## DATASET CONTENT
....................

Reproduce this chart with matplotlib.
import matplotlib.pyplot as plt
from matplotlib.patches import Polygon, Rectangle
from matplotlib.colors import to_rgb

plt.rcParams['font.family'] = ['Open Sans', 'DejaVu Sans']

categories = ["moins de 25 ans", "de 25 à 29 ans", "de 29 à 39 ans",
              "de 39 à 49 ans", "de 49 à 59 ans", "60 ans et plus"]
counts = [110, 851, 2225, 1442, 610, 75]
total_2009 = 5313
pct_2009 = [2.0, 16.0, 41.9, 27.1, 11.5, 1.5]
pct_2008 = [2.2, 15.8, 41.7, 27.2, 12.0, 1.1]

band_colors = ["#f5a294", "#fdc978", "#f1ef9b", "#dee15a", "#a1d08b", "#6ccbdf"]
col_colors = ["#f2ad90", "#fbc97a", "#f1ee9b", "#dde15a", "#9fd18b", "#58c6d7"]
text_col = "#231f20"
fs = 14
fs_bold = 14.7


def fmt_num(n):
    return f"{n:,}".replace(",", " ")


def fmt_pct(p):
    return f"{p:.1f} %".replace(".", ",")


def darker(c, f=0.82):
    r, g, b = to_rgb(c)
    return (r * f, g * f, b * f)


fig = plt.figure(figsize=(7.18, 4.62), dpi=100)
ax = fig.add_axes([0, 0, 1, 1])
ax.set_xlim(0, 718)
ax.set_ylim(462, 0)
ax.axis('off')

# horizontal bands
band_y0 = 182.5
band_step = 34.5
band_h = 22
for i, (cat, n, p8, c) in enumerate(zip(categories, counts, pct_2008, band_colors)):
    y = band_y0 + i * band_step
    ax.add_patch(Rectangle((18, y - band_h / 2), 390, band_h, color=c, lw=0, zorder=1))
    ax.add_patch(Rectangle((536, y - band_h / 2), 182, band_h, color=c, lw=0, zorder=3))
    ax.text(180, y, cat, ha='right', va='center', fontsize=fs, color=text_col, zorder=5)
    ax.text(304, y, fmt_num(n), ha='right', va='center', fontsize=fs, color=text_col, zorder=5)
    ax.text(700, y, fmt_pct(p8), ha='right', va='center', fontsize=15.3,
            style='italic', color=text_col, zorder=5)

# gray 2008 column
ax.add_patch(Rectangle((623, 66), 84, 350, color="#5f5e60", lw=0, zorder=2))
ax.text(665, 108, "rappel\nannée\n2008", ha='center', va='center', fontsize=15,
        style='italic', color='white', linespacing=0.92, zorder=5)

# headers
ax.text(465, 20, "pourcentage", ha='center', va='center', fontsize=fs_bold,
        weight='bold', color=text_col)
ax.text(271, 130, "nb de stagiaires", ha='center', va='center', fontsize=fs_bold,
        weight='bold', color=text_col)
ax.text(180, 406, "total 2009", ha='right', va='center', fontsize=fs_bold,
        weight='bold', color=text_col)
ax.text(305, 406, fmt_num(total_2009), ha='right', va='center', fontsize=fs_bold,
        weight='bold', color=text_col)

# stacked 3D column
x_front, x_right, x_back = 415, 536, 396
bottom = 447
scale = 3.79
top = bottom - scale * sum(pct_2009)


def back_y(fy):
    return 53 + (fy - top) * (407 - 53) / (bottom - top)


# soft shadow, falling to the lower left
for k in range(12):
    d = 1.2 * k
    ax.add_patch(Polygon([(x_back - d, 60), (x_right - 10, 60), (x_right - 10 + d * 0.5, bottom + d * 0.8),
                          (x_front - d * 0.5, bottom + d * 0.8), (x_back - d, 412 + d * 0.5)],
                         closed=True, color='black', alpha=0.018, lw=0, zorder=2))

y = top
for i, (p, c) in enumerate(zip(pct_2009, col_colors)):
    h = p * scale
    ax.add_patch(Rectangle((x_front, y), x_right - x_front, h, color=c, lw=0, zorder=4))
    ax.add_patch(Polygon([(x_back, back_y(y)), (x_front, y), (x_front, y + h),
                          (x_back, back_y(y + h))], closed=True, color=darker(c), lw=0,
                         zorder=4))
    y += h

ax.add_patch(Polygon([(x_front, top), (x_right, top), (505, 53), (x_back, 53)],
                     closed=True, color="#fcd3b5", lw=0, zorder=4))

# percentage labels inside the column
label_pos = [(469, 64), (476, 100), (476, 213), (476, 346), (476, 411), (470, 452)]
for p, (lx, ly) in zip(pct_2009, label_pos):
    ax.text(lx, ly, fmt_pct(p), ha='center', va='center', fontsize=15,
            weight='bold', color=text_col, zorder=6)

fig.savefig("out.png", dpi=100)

....................

## DIRECTIONS
Only a number is wanted: how many lines of the material include the word "matplotlib".

## EXERCISE ANSWER
4